The report: Amazon plans to replace more than 500,000 jobs with robots as part of its effort to speed up deliveries and cut costs, per The New York Times.

The context: Amazon’s US workforce has more than tripled since 2018, but since late 2022 the company has shifted its focus toward streamlining operations and reducing expenses, leading to thousands of layoffs.

  • That shift has accelerated Amazon’s push into automation. The company’s robotics division estimates it can eliminate the need to hire more than 160,000 US workers by 2027, saving about 30 cents per item picked, packed, and shipped.
  • At its new generation of ultra-fast delivery centers, Amazon is working to drastically reduce human labor, with internal documents outlining a plan to automate up to 75% of operations. Its flagship facility in Shreveport, Louisiana, offers a glimpse of that future: Once an item is packaged, humans rarely touch it again. The warehouse’s 1,000 robots allowed Amazon to cut staffing needs by 25% last year, and the company expects to halve them next year as automation expands.
  • Amazon plans to roll out the Shreveport model to roughly 40 more sites by 2027, starting with a new Virginia Beach facility.
  • Even as Amazon expects to double product sales by 2033, executives told the board last year that it could roughly maintain its current US headcount, effectively eliminating the need to hire over 600,000 additional workers.

It’s worth noting that despite its ambitions, Amazon currently continues to need a lot of workers to meet demand; The retailer is hiring 250,000 workers this holiday season, the same number it brought on each of the past two years.

Our take: Amazon is accelerating its use of automation to improve efficiency, speed up deliveries, and cut costs.

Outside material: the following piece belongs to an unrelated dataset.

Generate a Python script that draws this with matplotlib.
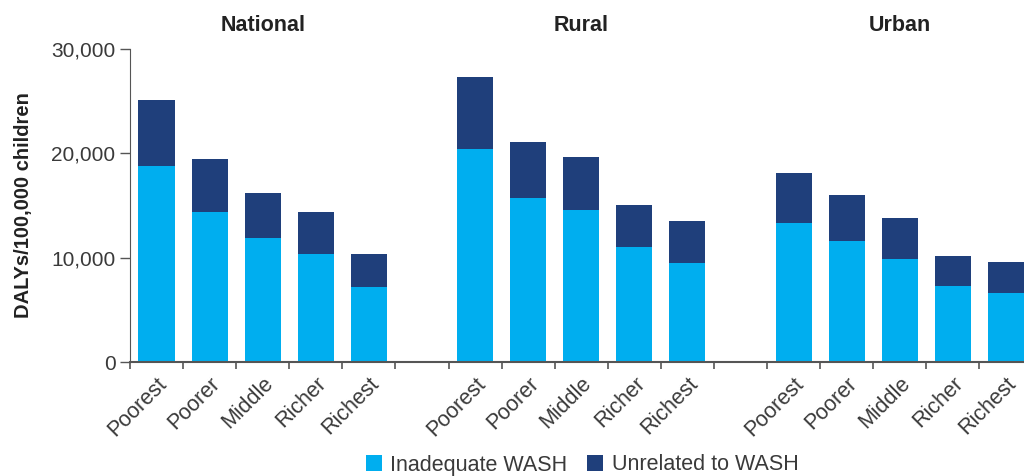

The strategy targets what matters most to shoppers: 1 in 5 consumers say delivery speed is the most important factor when buying online, per a recent Ipsos survey. By shifting to a system powered more by machines than people, Amazon can save money on every package, strengthen its price advantage, and widen the gap with competitors. Faster, cheaper fulfillment also helps Amazon tighten the link between click and doorstep, reinforcing a long-term edge in US ecommerce that few rivals can match.